Sigmund Freud outlined a condition that he called “narcissism of minor differences”. This is how Alm describes it in his article: “[R]ivalries (and even wars) develop between highly similar groups or individuals because they have a need to distinguish themselves by the smallest degree, and then to insist, militantly, on the importance of that distinction. Think: India and Pakistan, Spain and Portugal, and two American colleges in close proximity.” If you are a runner with a few races behind you, you’ve probably experienced such attitude from another runner who, it might seem, must be drawing some personal pleasure out of telling you how much better he or she is at running. The smugness gets thicker the faster the running field gets…
Which one are you? It doesn’t matter as long as you’re enjoying yourself!
Unfortunately, this attitude is very counterproductive. A beginner might be snubbed by a more experienced runner, lose the tiny bits of motivation to run that she had, and quit the sport altogether, settling with the idea that all runners are crazy and mean. For an experienced runner who defines himself by his racing lifestyle, a bad race can become so devastating that he will forever lose his desire to try again. Yes, this happens.
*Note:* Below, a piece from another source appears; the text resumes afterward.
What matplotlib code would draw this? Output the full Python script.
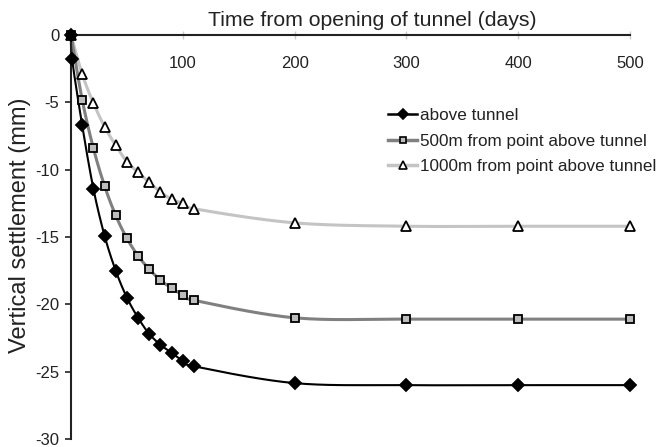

Running is simple: just go out there and put one foot in front of another. Running is good for us: getting fit benefits our health greatly, makes our heart, muscles and bones stronger. But running is also hard: if you wish to accomplish a great goal, you’ll have to train at levels that you’ve never approached before, and to get there, you’ll need all the motivation you can get.
So why would we make this even harder with our attitudes? As you see, it’s completely counterproductive. Instead of showing off how great we are in front of other, less athletic people, we should focus on inspiring them!
The Message: Let’s Inspire Each Other!
I’m not claiming that I have some magic strategy here, but there are at least a couple things I’ve been doing in hope of making people more confident about their possible physical achievements. First: being approachable. I try to be open with sharing whatever knowledge I’ve accumulated through running and racing with anybody who’s interested. I’m not a running coach or a fitness professional, but sometimes even a little bit of info that I have can make a difference to someone who doesn’t have that info. You might not always be able to recognize a friendly person in me – especially if you see my stone-cold face while I’m working out at the gym, ha ha! – but I’m never going to shy away from giving advice (in a friendly, non-smug manner!) to someone who expresses interest.
Second: knowing when to shut up. Okay, I’m not perfect at this, but we all can agree: there are – unfortunately! – much more people out there who have no interest whatsoever in our athletic achievements than those who do. And this is something we’ll have to make peace with. Hey, if you’ve got nobody to talk to about your running success, start a blog! Trust me, that’s a really fun thing to do, and it’s surprising how like-minded people will start clinging to it! And you certainly don’t have to be a great runner to do this – I fully and completely acknowledge that I’m far from being one!
And this is why I hope that my updates on marathon training don’t come across as self-centered and smug. After all, the whole idea behind starting this blog is to show that anyone can run a marathon in a healthy manner on a plant-based vegan diet. Yes, I know that there is a whole new level of smugness that some vegan people seem to exude – but that’s a topic for a whole new blog post!